## [Exercise description]
Restate each line word for word. Leave out every picture.

────────────────────

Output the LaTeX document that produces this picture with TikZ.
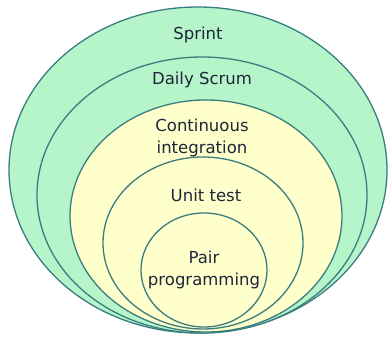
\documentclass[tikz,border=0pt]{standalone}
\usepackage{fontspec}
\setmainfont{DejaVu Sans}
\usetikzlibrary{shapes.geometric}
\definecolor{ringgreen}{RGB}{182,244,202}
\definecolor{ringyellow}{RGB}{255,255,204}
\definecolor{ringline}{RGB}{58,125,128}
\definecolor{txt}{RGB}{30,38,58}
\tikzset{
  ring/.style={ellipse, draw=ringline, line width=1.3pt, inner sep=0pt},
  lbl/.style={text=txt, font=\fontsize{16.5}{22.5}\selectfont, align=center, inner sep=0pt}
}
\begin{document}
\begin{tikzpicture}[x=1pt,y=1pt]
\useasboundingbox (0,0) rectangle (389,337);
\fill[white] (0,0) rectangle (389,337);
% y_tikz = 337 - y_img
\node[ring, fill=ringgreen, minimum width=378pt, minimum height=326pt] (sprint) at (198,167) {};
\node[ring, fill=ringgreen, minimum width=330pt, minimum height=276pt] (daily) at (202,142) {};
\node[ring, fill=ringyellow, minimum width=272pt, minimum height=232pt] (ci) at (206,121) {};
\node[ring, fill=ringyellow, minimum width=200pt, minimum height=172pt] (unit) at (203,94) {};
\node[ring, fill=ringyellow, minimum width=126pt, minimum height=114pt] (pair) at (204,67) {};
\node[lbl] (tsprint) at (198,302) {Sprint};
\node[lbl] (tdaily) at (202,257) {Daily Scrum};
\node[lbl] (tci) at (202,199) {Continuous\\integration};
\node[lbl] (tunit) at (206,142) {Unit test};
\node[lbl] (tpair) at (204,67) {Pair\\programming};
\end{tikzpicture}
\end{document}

────────────────────

## [Completed exercise]
Output the LaTeX document that produces this picture with TikZ.
\documentclass[tikz,border=0pt]{standalone}
\usepackage{fontspec}
\setmainfont{DejaVu Sans}
\usetikzlibrary{shapes.geometric}
\definecolor{ringgreen}{RGB}{182,244,202}
\definecolor{ringyellow}{RGB}{255,255,204}
\definecolor{ringline}{RGB}{58,125,128}
\definecolor{txt}{RGB}{30,38,58}
\tikzset{
  ring/.style={ellipse, draw=ringline, line width=1.3pt, inner sep=0pt},
  lbl/.style={text=txt, font=\fontsize{16.5}{22.5}\selectfont, align=center, inner sep=0pt}
}
\begin{document}
\begin{tikzpicture}[x=1pt,y=1pt]
\useasboundingbox (0,0) rectangle (389,337);
\fill[white] (0,0) rectangle (389,337);
% y_tikz = 337 - y_img
\node[ring, fill=ringgreen, minimum width=378pt, minimum height=326pt] (sprint) at (198,167) {};
\node[ring, fill=ringgreen, minimum width=330pt, minimum height=276pt] (daily) at (202,142) {};
\node[ring, fill=ringyellow, minimum width=272pt, minimum height=232pt] (ci) at (206,121) {};
\node[ring, fill=ringyellow, minimum width=200pt, minimum height=172pt] (unit) at (203,94) {};
\node[ring, fill=ringyellow, minimum width=126pt, minimum height=114pt] (pair) at (204,67) {};
\node[lbl] (tsprint) at (198,302) {Sprint};
\node[lbl] (tdaily) at (202,257) {Daily Scrum};
\node[lbl] (tci) at (202,199) {Continuous\\integration};
\node[lbl] (tunit) at (206,142) {Unit test};
\node[lbl] (tpair) at (204,67) {Pair\\programming};
\end{tikzpicture}
\end{document}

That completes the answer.